To be helpful, the steps of converting a print book to ebook are thus:
- Scan the print book, which can either be done:
- More affordably, by breaking the book and ripping off the spine, or,
- More expensively, by keeping the book and spine intact (usually an additional $0.15/page)
- The average price for scanning alone in the US ranges from $0.40/page to $1.25 page for plain text; highly-formatted text (like a medical or financial textbook, as an example) will run more.
- Then the scan has to be run through OCR (Optical Character Recognition), which turns the scan into actual, digitized text. The charge for this varies, but is usually included in whatever price you are quoted in Step #1.
- The resulting files--should be in Word and in POD PDF format--have to be proofed.
- The average price for proofing runs approximately $1/page, or at least $10-$15/hour for 8-10 pages/hour.

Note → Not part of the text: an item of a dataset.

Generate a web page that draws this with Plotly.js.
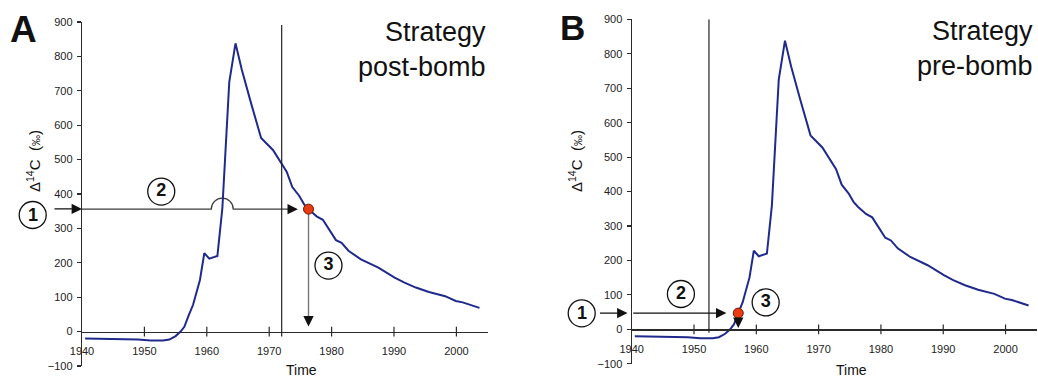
<!DOCTYPE html>
<html>
<head>
<meta charset="utf-8">
<script src="https://cdn.plot.ly/plotly-3.0.1.min.js"></script>
<style>html,body{margin:0;padding:0;background:#fff;}#chart{width:1038px;height:378px;}</style>
</head>
<body>
<div id="chart"></div>
<script>
// ---- data ----
const years = [1940.5, 1943, 1946, 1949, 1951, 1953, 1954, 1955, 1955.8, 1956.4, 1957.1, 1957.8, 1958.9, 1959.6, 1960.4, 1961.7, 1962.5, 1963.6, 1964.6, 1965.6, 1967, 1968.7, 1970.6, 1972, 1972.8, 1973.7, 1974.8, 1975.6, 1976.3, 1977.6, 1978.6, 1980.7, 1981.6, 1982.7, 1984.7, 1987.5, 1990.1, 1991.6, 1993.5, 1995.6, 1998.2, 1999.9, 2001, 2003.7];
const d14C = [-20, -21, -22, -23, -26, -26, -23, -13, 0, 14, 47, 78, 150, 228, 212, 220, 360, 725, 838, 762, 670, 563, 528, 490, 465, 420, 395, 370, 356, 335, 325, 266, 258, 235, 210, 186, 157, 143, 128, 115, 103, 89, 85, 69];

const xTickVals = [1940, 1950, 1960, 1970, 1980, 1990, 2000];
const xTickText = ['1940', '1950', '1960', '1970', '1980', '1990', '2000'];
const crossTicks = [1950, 1960, 1970, 1980, 1990, 2000];
const yTickVals = [-100, 0, 100, 200, 300, 400, 500, 600, 700, 800, 900];

const panelLetters = ['A', 'B'];
const strategyText = ['Strategy<br>post-bomb', 'Strategy<br>pre-bomb'];
const refYear = [1972.0, 1952.4];          // vertical reference lines
const dotYear = [1976.3, 1957.1];          // red measured points
const dotValue = [356, 47];
const stepLabels = ['2', '3'];
const stepYearA = [1952.7, 1979.5];
const stepValA = [407, 192];
const stepYearB = [1947.9, 1961.5];
const stepValB = [102.5, 78];

// ---- layout helpers (pixel -> paper) ----
const W = 1038, H = 378;
const px = v => v / W;
const py = v => (H - v) / H;

const curveColor = '#1f2a8c';
const axisColor = '#2a2a2a';
const fontFam = 'Liberation Sans, Arial, Helvetica, sans-serif';

function curve(xa, ya) {
  return {x: years, y: d14C, xaxis: xa, yaxis: ya, mode: 'lines', type: 'scatter',
    line: {color: curveColor, width: 2}, hoverinfo: 'skip'};
}
function ticksTrace(xa, ya) {
  return {x: crossTicks, y: crossTicks.map(() => 0), xaxis: xa, yaxis: ya, mode: 'markers', type: 'scatter',
    marker: {symbol: 'line-ns', size: 7, line: {color: axisColor, width: 1.2}}, hoverinfo: 'skip', cliponaxis: false};
}
function dotTrace(i, xa, ya) {
  return {x: [dotYear[i]], y: [dotValue[i]], xaxis: xa, yaxis: ya, mode: 'markers', type: 'scatter',
    marker: {color: '#ea3a10', size: 10, line: {color: '#6b1a06', width: 1}}, hoverinfo: 'skip'};
}
function stepTrace(xs, ys, xa, ya) {
  return {x: xs, y: ys, xaxis: xa, yaxis: ya, mode: 'markers+text', type: 'scatter',
    text: stepLabels.map(s => '<b>' + s + '</b>'), textposition: 'middle center',
    textfont: {family: fontFam, size: 18, color: '#111'},
    marker: {symbol: 'circle-open', size: 27, color: '#111', line: {color: '#111', width: 1.3}},
    hoverinfo: 'skip', cliponaxis: false};
}

const data = [
  curve('x', 'y'), curve('x2', 'y2'),
  ticksTrace('x', 'y'), ticksTrace('x2', 'y2'),
  dotTrace(0, 'x', 'y'), dotTrace(1, 'x2', 'y2'),
  stepTrace(stepYearA, stepValA, 'x', 'y'), stepTrace(stepYearB, stepValB, 'x2', 'y2')
];

function xAxis(domain, pos) {
  return {domain: domain, range: [1940, 2005], anchor: 'free', position: pos,
    showline: true, linecolor: axisColor, linewidth: 1.2, ticks: '', tickvals: xTickVals, ticktext: xTickText,
    tickfont: {family: fontFam, size: 11, color: '#222'}, ticklabelstandoff: 9,
    showgrid: false, zeroline: false, fixedrange: true};
}
function yAxis(domain, anchor) {
  return {domain: domain, range: [-100, 900], anchor: anchor,
    showline: true, linecolor: axisColor, linewidth: 1.2, ticks: 'outside', ticklen: 4, tickwidth: 1.1, tickcolor: axisColor,
    tickvals: yTickVals, tickfont: {family: fontFam, size: 11, color: '#222'}, ticklabelstandoff: 2,
    showgrid: false, zeroline: false, fixedrange: true};
}

// hop over the curve on panel A's horizontal line
const lvlA = dotValue[0], lvlB = dotValue[1];
const hopC = 1962.48, rx = 1.76, ry = 32, k = 0.5523;
const hopPath = 'M1940,' + lvlA + ' L' + (hopC - rx) + ',' + lvlA +
  ' C' + (hopC - rx) + ',' + (lvlA + k * ry) + ' ' + (hopC - k * rx) + ',' + (lvlA + ry) + ' ' + hopC + ',' + (lvlA + ry) +
  ' C' + (hopC + k * rx) + ',' + (lvlA + ry) + ' ' + (hopC + rx) + ',' + (lvlA + k * ry) + ' ' + (hopC + rx) + ',' + lvlA +
  ' L1974.0,' + lvlA;

function circle1(cx, cy) {
  return {type: 'circle', xref: 'paper', yref: 'paper', xsizemode: 'pixel', ysizemode: 'pixel',
    xanchor: px(cx), yanchor: py(cy), x0: -13.5, x1: 13.5, y0: -13.5, y1: 13.5, line: {color: '#111', width: 1.3}};
}

const shapes = [
  {type: 'line', xref: 'x', yref: 'y', x0: refYear[0], x1: refYear[0], y0: -14, y1: 891, line: {color: '#222', width: 1.2}},
  {type: 'line', xref: 'x2', yref: 'y2', x0: refYear[1], x1: refYear[1], y0: -10, y1: 900, line: {color: '#222', width: 1.2}},
  {type: 'path', xref: 'x', yref: 'y', path: hopPath, line: {color: '#3c3c3c', width: 1.3}, layer: 'below'},
  {type: 'line', xref: 'x', yref: 'y', x0: dotYear[0], x1: dotYear[0], y0: lvlA - 10, y1: 30, line: {color: '#777', width: 1.4}, layer: 'below'},
  circle1(32.7, 215), circle1(581.7, 313.3)
];

function arrow(xr, yr, x, y, ax, ay) {
  return {xref: xr, yref: yr, axref: xr, ayref: yr, x: x, y: y, ax: ax, ay: ay, text: '', showarrow: true,
    arrowhead: 2, arrowsize: 1.6, arrowwidth: 1.3, arrowcolor: '#111', standoff: 0, startstandoff: 0};
}
function paperArrow(x, y, ax) {
  return {xref: 'paper', yref: 'paper', x: px(x), y: py(y), ax: ax, ay: 0, text: '', showarrow: true,
    arrowhead: 2, arrowsize: 1.6, arrowwidth: 1.3, arrowcolor: '#111', standoff: 0, startstandoff: 0};
}
function label(x, y, text, size, extra) {
  return Object.assign({xref: 'paper', yref: 'paper', x: px(x), y: py(y), xanchor: 'center', yanchor: 'middle',
    text: text, showarrow: false, font: {family: fontFam, size: size, color: '#111'}}, extra || {});
}
const ytitle = 'Δ<sup>14</sup>C  (<span style="font-size:11px">‰</span>)';
const annotations = [
  label(23.5, 29, '<b>' + panelLetters[0] + '</b>', 37),
  label(572.5, 27.5, '<b>' + panelLetters[1] + '</b>', 35),
  label(488, 49, strategyText[0], 27, {xanchor: 'right', align: 'right'}),
  label(1035, 48, strategyText[1], 27, {xanchor: 'right', align: 'right'}),
  label(33, 161, ytitle, 15, {textangle: -90}),
  label(575, 161, ytitle, 15, {textangle: -90}),
  label(301, 370, 'Time', 14),
  label(851, 370, 'Time', 14),
  label(32.7, 215, '<b>1</b>', 18),
  label(581.7, 313.3, '<b>1</b>', 18),
  paperArrow(82, 208.9, -29),
  paperArrow(627.5, 313.1, -29),
  arrow('x', 'y', 1974.6, lvlA, 1972.8, lvlA),
  arrow('x', 'y', dotYear[0], 15, dotYear[0], 50),
  arrow('x2', 'y2', 1955.2, lvlB, 1940, lvlB),
  arrow('x2', 'y2', dotYear[1], 4, dotYear[1], 34)
];

const layout = {
  width: W, height: H, margin: {l: 0, r: 0, t: 0, b: 0},
  paper_bgcolor: '#ffffff', plot_bgcolor: 'rgba(0,0,0,0)', showlegend: false,
  font: {family: fontFam, color: '#222'},
  xaxis: xAxis([px(82), px(487.6)], 0.1228),
  yaxis: yAxis([0.03175, 0.9418], 'x'),
  xaxis2: xAxis([px(631.7), px(1036.7)], 0.1288),
  yaxis2: yAxis([0.0377, 0.9489], 'x2'),
  shapes: shapes, annotations: annotations
};

Plotly.newPlot('chart', data, layout, {staticPlot: true, displayModeBar: false});
</script>
</body>
</html>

- Once the files are proofed, the author/publisher should review them (if the proofing was sub-contracted out), and approve them, ready-for-ebook-conversion.
- We then take the finalized Word/PDF file from the OCR'd, scanned book and begin the process of conversion, which runs approximately like this:
- We export/extract all the html from the Word book/ms/document;
- We clean up the code, which is always poor quality from scanning services (no fault of theirs);
- We place the properly-coded text into xhtml, which creates an epub, which is one type of ebook format;
- We send you that epub for review, along with Proof sheets;
- You review the ebook and return it to us with whatever corrections are needed;
- We then make those corrections, and return the revised epub to you for approval;
- You approve it, and we then,
- Export that xhtml from within that epub, convert it into html, "downcode" it to suit the Kindle device, and make a
- Kindle book, which we send to you for review and approval, and repeat steps 5-7 if necessary, although that's rare.
And that's it. The whole process. It takes a while to do everything--usually the proofing by the author-publisher in Steps 4 and 5.5 take the longest--but for authors with an established fanbase and backlist, it's well worth doing.